100 g smoked spelt, ground into flour*
400 g German Type 1050 wheat flour**
350 g water
10 g fresh yeast or 3 g instant dry yeast (1 t)
10 g salt
1 t chipotle powder (1 1/2 if omitting the smoked spelt. Substitute mild smoked paprika, if you think it might get too spicy.)

* Use whole wheat or whole spelt flour instead
** This is similar to first clear flour (but first clear flour has a higher gluten content), use first clear flour or 50% whole wheat and 50 % bread flour instead.

Instructions: Combine all ingredients in a large bowl, knead for ten minutes until the gluten is well developed and the dough isn’t sticky anymore. Add more flour or water, if necessary. Cover and let rise for one hour or until doubled in size. Preheat the oven to 250°C (480°F). Shape the dough and let rise for 45-60 min, or until doubled in size again. Brush with water and sprinkle with spelt or corn meal. Transfer to oven, reduce temperature to 200°C (400°F) and bake for 45 minutes, or until nicely browned.

29 thoughts on “Oh no, she’s after us…

  1. I just baked this bread (in a machine I should confess) and it tastes awesome! This recipe is a definite keeper. My condolences to all of you who have a hard time getting Grünkern.

  2. Smoked spelt? Now I’ve got to check the flour selves of my nearest hippie stores more closely. I just love all the things smoked but I’ve never tasted a smoked bread save for the ones by a campfire. Apparently it makes the loaf wonderfully dark as well, I first thought that had rye in it.

  3. I’m commenting again to tell you I’ve given you an Honest Scrap award for your great blog. Brilliant ideas, gorgeous pictures – it just keeps getting better and better. Details on my latest post.

  4. I love reading your blog and hearing about foods, breads, and even spice combos that I’ve never heard of before.
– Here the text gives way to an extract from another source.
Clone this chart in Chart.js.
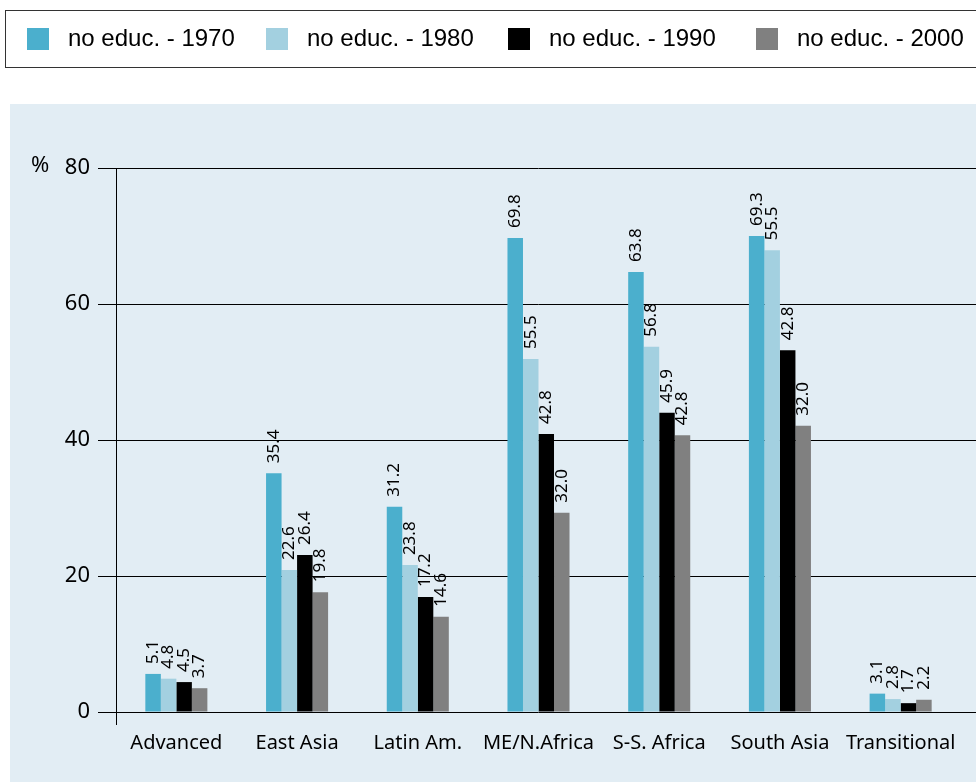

Thanks for being so unique! (and carby!)

  5. the bread looks like a proper German bakery thing, amazing. it’s not gonna be a help to most of you but Grünkern can be bought in posh parts of London (health food shops in Kentish Town, and the giant Whole Foods in Kensington at times).

  6. Ooh, I still have some grunkern left from the care package you sent me. Yes, I’m a grain hoarder. I’ve been scared to use it all for fear that I’ll never be able to buy anymore. It’s sooo good. I’ve been eating it in place of brown rice.

  7. It seems I’m most likely to go bake bread after reading your blog. I’ve never seen smoked grains but yesterday I bought some hickory smoked salt (and some Indian black salt), and was thinking of trying some in a bread. I wasn’t sure what it would be like but after seeing your post, I may try it. The salt is so smoky that after I touched the plastic bag, my fingers smelled of smoke!

  8. Your bread baking skill is really impressive! What a beautiful loaf and the flavors sound scrumptious! As I type, I am eating a sammich made with two thin slices of the Italian Rolls from Bread Baker’s Apprentice–I am hooked on the home bread baking for sure! Your recipe is inspiring me to try another bread today!